Luis Jalandoni, the chief negotiator of the NDFP, and Maulana Alonto, a member
of the MILF peace panel, have both accused Arroyo of bad faith. According to
Alonto, the MILF has not talked formally with the government since negotiations
broke down in Malaysia last year. Alonto charges that "the US supplies lethal
war materials to the Philippine army, which they use to devastate Moro
communities".
Jalandoni, based in the Netherlands, says his end of the peace talks were
postponed so the government would remove the CPP, the NPA and Professor Sison
from the US and European Union lists of foreign terrorists. Jalandoni even
accuses the Arroyo government of black ops, as it has accused the MILF of
collaborating with Jemaah Islamiya and al-Qaeda. But both the NDFP and the MILF
leadership insist they want to talk peace - provided Arroyo's government
respects the agreements it signed with them.

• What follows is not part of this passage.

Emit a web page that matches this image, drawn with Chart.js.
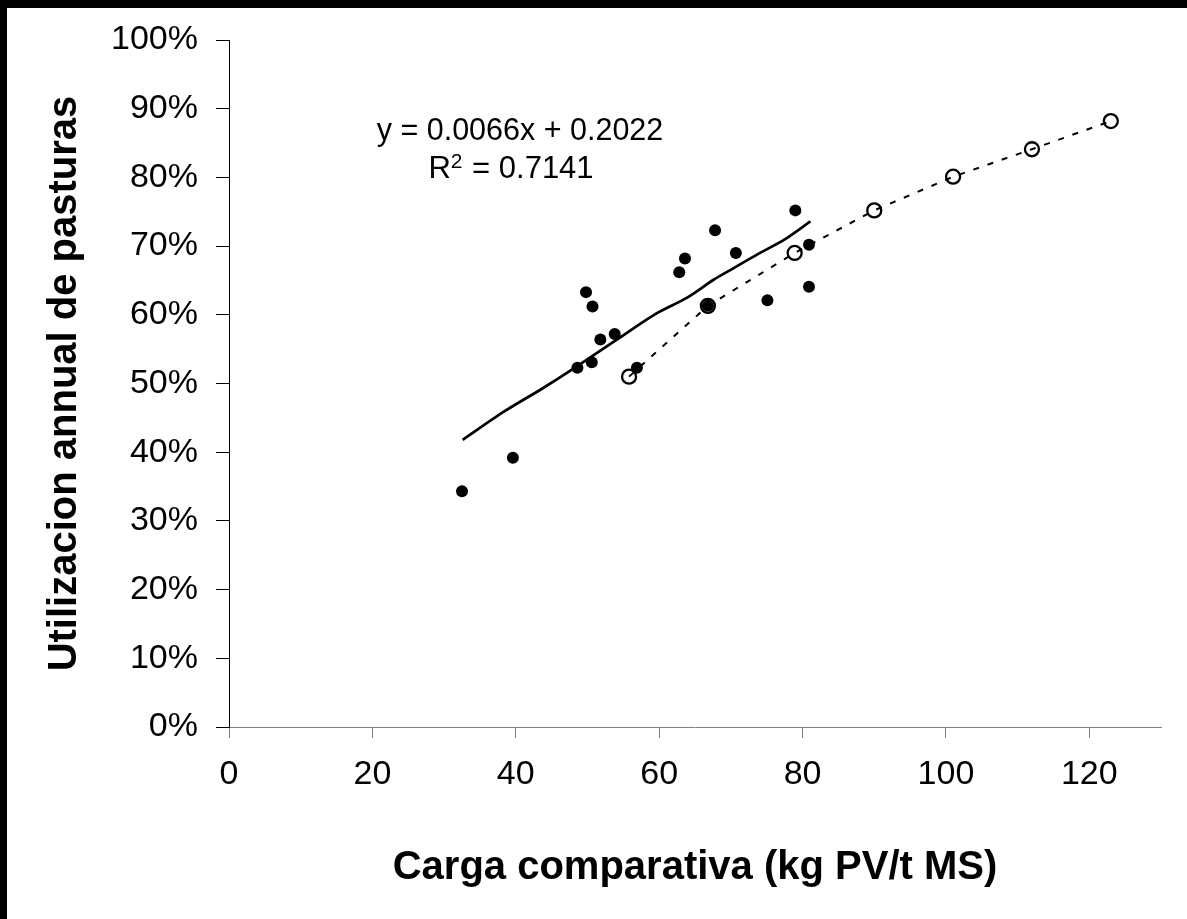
<!DOCTYPE html>
<html>
<head>
<meta charset="utf-8">
<script src="https://cdn.jsdelivr.net/npm/chart.js@4.4.1/dist/chart.umd.min.js"></script>
<style>
  html, body { margin: 0; padding: 0; background: #000; width: 1187px; height: 919px; overflow: hidden; }
  #wrap { position: absolute; left: 7px; top: 8px; width: 1180px; height: 911px; background: #fff; }
  canvas { display: block; }
</style>
</head>
<body>
<div id="wrap"><canvas id="c" width="1180" height="911"></canvas></div>
<script>
// ---- data ----
const filledX = [32.5, 39.6, 48.6, 50.6, 49.8, 50.7, 51.8, 53.8, 56.9, 62.8, 63.6, 67.8, 70.7, 66.8, 75.1, 79.0, 80.9, 80.9];
const filledY = [34.3, 39.2, 52.3, 53.1, 63.3, 61.2, 56.4, 57.2, 52.3, 66.2, 68.2, 72.3, 69.0, 61.3, 62.1, 75.2, 70.2, 64.1];

const openX = [55.8, 66.8, 78.9, 90.0, 101.0, 112.0, 123.0];
const openY = [51.0, 61.3, 69.0, 75.2, 80.1, 84.1, 88.2];

const trendX = [32.6, 38.5, 43.6, 48.1, 54.4, 59.3, 63.9, 67.6, 70.4, 73.7, 77.4, 81.1];
const trendY = [41.8, 46.0, 49.2, 52.2, 56.6, 60.0, 62.5, 65.1, 66.8, 68.8, 70.9, 73.6];

const xTicks = [0, 20, 40, 60, 80, 100, 120];
const yTicks = [0, 10, 20, 30, 40, 50, 60, 70, 80, 90, 100];

const xTitle = 'Carga comparativa (kg PV/t MS)';
const yTitle = 'Utilizacion annual de pasturas';
const eqText = 'y = 0.0066x + 0.2022';
const r2Value = ' = 0.7141';

const FONT = '"Liberation Sans", Arial, sans-serif';

const pts = (xs, ys) => xs.map((x, i) => ({x: x, y: ys[i]}));

const annotPlugin = {
  id: 'annot',
  afterDraw(chart) {
    const ctx = chart.ctx;
    ctx.save();
    ctx.fillStyle = '#000';
    ctx.textBaseline = 'middle';
    ctx.font = '30.5px ' + FONT;
    ctx.textAlign = 'center';
    ctx.fillText(eqText, 513, 124);
    // R² line
    const big = '31px ' + FONT, small = '21px ' + FONT;
    ctx.font = big; const wR = ctx.measureText('R').width; const wRest = ctx.measureText(r2Value).width;
    ctx.font = small; const w2 = ctx.measureText('2').width + 1;
    const total = wR + w2 + wRest;
    let x = 504 - total / 2;
    const y = 161;
    ctx.textAlign = 'left';
    ctx.font = big; ctx.fillText('R', x, y); x += wR;
    ctx.font = small; ctx.fillText('2', x, y - 7); x += w2;
    ctx.font = big; ctx.fillText(r2Value, x, y);
    ctx.restore();
  }
};

new Chart(document.getElementById('c'), {
  type: 'scatter',
  data: {
    datasets: [
      {
        label: 'filled',
        data: pts(filledX, filledY),
        showLine: false,
        pointStyle: 'circle',
        pointRadius: 6,
        pointBackgroundColor: '#000',
        pointBorderColor: '#000',
        pointBorderWidth: 0
      },
      {
        label: 'open',
        data: pts(openX, openY),
        showLine: true,
        borderColor: '#000',
        borderWidth: 2,
        borderDash: [6, 9],
        fill: false,
        tension: 0,
        pointStyle: 'circle',
        pointRadius: 7,
        pointBackgroundColor: 'rgba(0,0,0,0)',
        pointBorderColor: '#000',
        pointBorderWidth: 2.3
      },
      {
        label: 'trend',
        data: pts(trendX, trendY),
        showLine: true,
        borderColor: '#000',
        borderWidth: 2.7,
        fill: false,
        tension: 0.3,
        pointRadius: 0
      }
    ]
  },
  options: {
    responsive: false,
    animation: false,
    devicePixelRatio: 1,
    layout: { padding: { left: 0, right: 26, top: 32, bottom: 0 } },
    plugins: { legend: { display: false }, tooltip: { enabled: false } },
    scales: {
      x: {
        type: 'linear',
        position: 'bottom',
        min: 0,
        max: 130,
        afterBuildTicks: s => { s.ticks = xTicks.map(v => ({value: v})); },
        ticks: { color: '#000', font: { family: FONT, size: 34 }, padding: 16, maxRotation: 0, autoSkip: false },
        grid: { drawOnChartArea: false, drawTicks: true, tickLength: 11, color: '#808080', tickColor: '#808080', lineWidth: 1 },
        border: { display: true, color: '#808080', width: 1 },
        title: { display: true, text: xTitle, color: '#000', font: { family: FONT, size: 40, weight: 'bold' }, padding: { top: 0, bottom: 27 } },
        afterFit: s => { s.height = 192; s.paddingLeft = 0; s.paddingRight = 0; }
      },
      y: {
        type: 'linear',
        position: 'left',
        min: 0,
        max: 100,
        afterBuildTicks: s => { s.ticks = yTicks.map(v => ({value: v})); },
        ticks: { color: '#000', font: { family: FONT, size: 34 }, padding: 18, callback: v => v + '%' },
        grid: { drawOnChartArea: false, drawTicks: true, tickLength: 13, color: '#000', tickColor: '#000', lineWidth: 1 },
        border: { display: true, color: '#000', width: 1 },
        title: { display: true, text: yTitle, color: '#000', font: { family: FONT, size: 40, weight: 'bold' }, padding: { top: 34, bottom: 0 } },
        afterFit: s => { s.width = 222; s.paddingTop = 0; s.paddingBottom = 0; }
      }
    }
  },
  plugins: [annotPlugin]
});
</script>
</body>
</html>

Arroyo also has to balance seriously her US addiction with the Philippines' key
potential economic and strategic partner in Asia: China. Rommel Banlaoi, a
professor at the National Defense College and author of The War on Terrorism in
Southeast Asia, writes that "although Manila has an irritant issue with
Beijing on the issue of the South China Sea, there is now a growing recognition
among Philippine officials that the South China Sea unites rather than divides
China and the Philippines". Banlaoi adds that "if the US is using the
Philippines and other allies in the region as counterweights against the
growing influence of China, the Philippines can also utilize China as a
counterweight against American well-entrenched influence in Philippine foreign
and security policy".
There are serious doubts in Manila on whether the positioning of the
Philippines as the second front of the "war on terror" has done any good for
the country, has improved its economy or made the Philippines safer. And as
"special" as the relationship may be, answers to these crucial questions are
not likely to come from Washington.
This is the final article in this series.